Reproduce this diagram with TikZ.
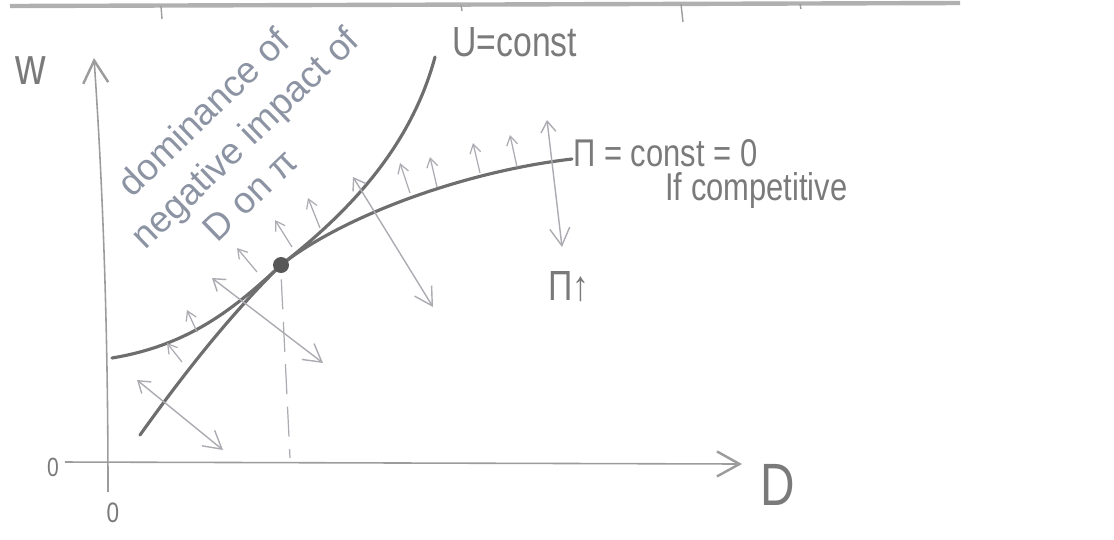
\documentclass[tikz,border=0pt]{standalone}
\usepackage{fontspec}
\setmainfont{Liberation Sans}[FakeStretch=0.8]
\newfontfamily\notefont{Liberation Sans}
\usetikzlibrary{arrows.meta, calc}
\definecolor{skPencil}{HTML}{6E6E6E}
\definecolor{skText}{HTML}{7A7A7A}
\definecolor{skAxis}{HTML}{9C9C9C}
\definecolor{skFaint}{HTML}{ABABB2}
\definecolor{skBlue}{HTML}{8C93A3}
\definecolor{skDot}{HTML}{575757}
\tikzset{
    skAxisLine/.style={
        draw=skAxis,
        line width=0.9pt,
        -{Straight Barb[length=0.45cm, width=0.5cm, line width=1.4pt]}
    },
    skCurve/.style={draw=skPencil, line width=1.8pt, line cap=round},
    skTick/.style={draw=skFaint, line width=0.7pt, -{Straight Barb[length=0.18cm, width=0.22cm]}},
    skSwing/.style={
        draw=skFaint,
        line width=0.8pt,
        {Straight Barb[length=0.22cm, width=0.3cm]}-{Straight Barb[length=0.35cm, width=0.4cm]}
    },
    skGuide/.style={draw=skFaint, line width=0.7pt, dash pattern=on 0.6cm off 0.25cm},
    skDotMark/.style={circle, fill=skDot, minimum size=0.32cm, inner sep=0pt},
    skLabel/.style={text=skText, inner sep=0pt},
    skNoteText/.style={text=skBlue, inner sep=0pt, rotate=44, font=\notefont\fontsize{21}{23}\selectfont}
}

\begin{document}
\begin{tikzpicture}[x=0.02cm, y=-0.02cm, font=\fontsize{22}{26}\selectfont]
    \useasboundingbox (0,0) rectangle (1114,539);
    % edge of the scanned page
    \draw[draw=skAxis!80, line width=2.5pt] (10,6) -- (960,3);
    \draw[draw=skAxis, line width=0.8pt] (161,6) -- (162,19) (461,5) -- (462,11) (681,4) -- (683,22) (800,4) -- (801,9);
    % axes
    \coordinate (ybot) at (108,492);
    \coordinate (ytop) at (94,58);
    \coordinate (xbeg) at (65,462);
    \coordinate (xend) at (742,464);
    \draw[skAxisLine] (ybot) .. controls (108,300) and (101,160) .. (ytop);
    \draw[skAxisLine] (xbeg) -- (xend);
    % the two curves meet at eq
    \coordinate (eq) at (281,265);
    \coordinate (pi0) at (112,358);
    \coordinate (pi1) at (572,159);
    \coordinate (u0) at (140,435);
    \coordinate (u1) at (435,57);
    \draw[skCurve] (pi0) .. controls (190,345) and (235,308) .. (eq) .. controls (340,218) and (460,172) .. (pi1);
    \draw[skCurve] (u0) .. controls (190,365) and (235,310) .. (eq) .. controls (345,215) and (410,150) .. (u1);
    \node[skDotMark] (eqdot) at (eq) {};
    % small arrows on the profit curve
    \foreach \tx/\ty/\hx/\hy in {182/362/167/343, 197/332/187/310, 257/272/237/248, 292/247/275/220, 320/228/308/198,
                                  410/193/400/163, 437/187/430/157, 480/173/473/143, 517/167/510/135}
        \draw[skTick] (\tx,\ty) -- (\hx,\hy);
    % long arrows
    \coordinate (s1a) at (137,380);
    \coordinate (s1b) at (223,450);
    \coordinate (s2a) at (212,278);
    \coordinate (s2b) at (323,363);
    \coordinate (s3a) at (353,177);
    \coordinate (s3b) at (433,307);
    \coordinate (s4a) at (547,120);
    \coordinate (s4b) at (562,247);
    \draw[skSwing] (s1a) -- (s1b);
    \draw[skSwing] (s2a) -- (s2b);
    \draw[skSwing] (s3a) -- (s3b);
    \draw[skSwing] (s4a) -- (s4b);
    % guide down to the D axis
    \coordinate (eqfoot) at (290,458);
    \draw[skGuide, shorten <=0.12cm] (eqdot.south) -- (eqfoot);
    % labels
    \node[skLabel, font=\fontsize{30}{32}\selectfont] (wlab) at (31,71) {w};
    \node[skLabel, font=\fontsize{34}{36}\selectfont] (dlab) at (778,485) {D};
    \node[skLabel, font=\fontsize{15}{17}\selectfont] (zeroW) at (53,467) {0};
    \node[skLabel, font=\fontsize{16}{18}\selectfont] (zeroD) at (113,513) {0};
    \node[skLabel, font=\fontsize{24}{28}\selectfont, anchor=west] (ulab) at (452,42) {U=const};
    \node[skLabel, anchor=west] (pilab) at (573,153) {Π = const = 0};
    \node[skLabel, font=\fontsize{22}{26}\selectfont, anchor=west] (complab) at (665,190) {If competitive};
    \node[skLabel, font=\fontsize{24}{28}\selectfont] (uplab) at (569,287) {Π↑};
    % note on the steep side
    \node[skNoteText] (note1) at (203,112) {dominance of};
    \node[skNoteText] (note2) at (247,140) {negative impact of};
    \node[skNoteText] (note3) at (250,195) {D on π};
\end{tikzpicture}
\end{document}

::::::::

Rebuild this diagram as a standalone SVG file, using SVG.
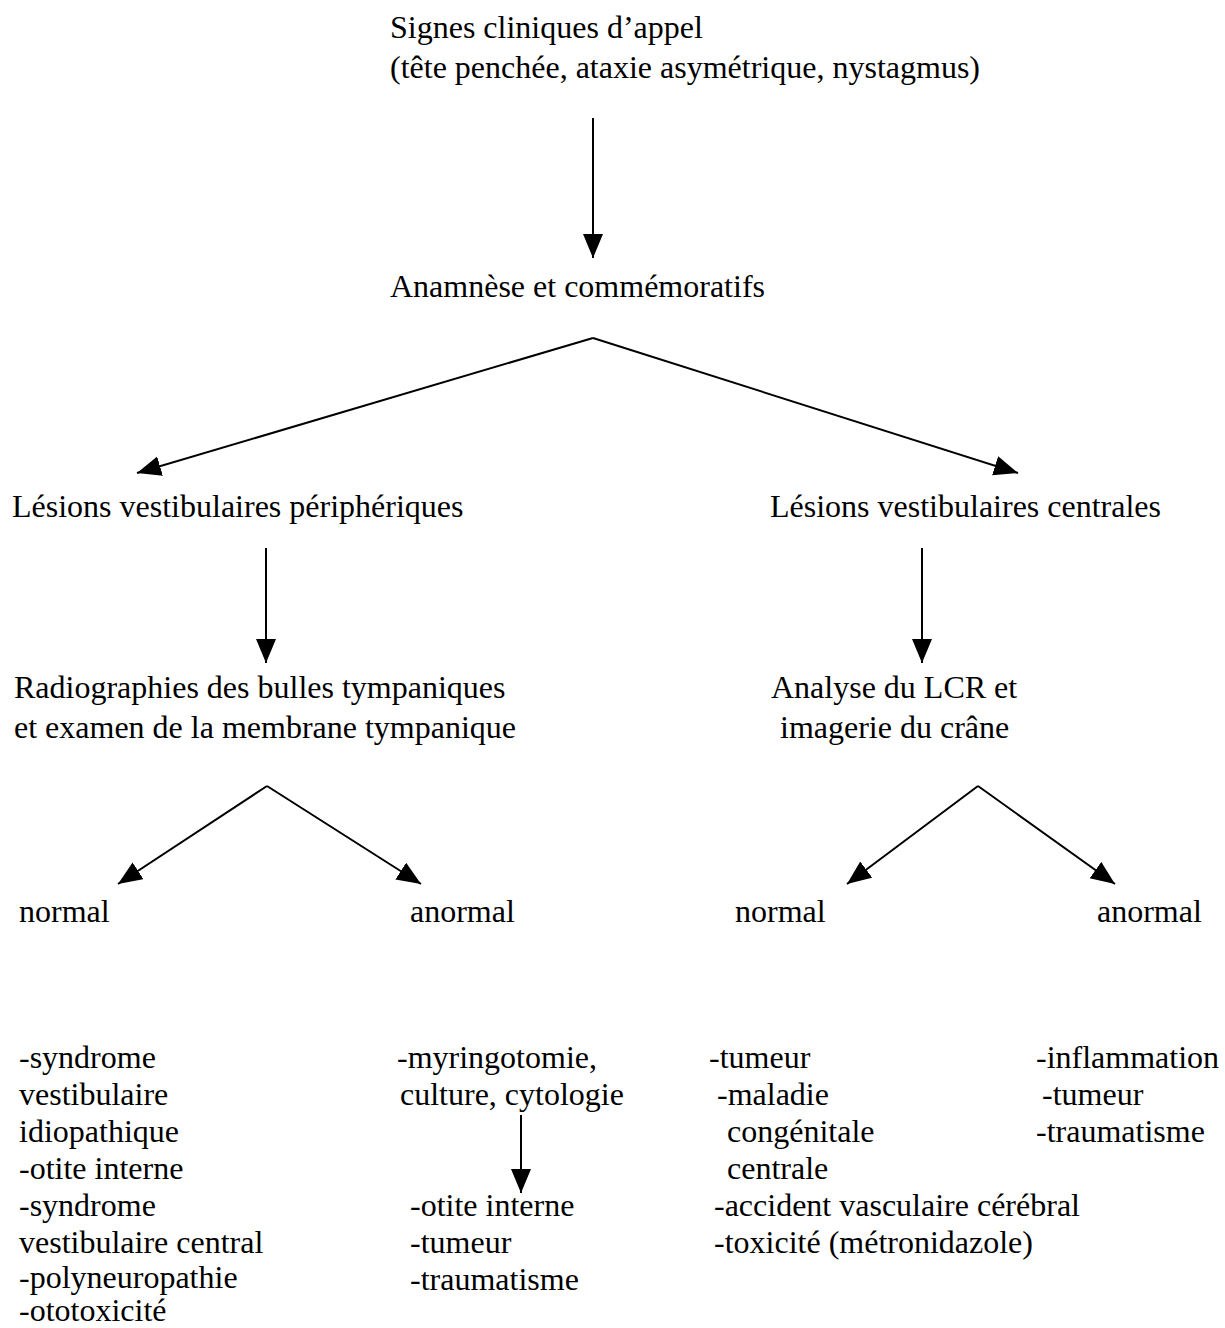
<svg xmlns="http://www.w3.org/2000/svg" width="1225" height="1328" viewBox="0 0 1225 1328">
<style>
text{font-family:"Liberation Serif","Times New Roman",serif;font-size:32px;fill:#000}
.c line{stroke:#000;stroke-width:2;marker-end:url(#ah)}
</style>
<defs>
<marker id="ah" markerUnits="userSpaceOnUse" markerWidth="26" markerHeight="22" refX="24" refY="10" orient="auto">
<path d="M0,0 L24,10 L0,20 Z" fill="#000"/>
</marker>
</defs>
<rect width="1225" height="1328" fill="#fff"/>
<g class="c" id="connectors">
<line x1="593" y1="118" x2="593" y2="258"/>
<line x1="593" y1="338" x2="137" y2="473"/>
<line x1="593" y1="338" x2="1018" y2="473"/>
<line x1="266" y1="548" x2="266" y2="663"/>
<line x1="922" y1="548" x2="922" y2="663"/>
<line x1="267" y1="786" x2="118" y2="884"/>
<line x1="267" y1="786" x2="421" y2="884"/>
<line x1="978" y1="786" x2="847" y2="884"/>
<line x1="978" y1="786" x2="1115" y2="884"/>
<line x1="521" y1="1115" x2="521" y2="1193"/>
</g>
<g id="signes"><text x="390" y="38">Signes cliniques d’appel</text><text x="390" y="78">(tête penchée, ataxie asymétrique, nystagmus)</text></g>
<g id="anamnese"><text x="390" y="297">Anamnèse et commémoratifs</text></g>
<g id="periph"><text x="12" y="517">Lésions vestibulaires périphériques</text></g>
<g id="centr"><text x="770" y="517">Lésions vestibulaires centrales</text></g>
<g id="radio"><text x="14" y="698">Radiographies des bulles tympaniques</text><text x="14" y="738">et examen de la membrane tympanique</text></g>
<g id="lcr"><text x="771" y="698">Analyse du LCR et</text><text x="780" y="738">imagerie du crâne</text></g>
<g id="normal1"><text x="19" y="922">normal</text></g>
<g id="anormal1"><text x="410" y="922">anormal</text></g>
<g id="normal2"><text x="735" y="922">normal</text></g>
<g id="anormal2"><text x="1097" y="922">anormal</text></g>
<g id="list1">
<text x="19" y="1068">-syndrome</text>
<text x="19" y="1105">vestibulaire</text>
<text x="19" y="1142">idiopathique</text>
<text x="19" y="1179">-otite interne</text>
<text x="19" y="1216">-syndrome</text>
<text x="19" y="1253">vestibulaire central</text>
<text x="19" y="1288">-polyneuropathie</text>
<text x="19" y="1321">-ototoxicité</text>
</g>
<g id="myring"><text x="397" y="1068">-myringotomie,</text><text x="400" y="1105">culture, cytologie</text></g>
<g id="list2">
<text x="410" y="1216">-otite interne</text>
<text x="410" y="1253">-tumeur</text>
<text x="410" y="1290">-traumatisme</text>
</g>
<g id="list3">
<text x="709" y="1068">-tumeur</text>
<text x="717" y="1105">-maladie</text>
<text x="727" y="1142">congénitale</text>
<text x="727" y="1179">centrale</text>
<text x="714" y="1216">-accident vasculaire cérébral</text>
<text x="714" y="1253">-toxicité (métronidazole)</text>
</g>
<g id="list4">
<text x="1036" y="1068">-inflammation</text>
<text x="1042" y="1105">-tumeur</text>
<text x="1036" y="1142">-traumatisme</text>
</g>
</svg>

::::::::

Copy each line of the data that contains the word "this".

Reproduce this diagram with TikZ.
Rebuild this diagram as a standalone SVG file, using SVG.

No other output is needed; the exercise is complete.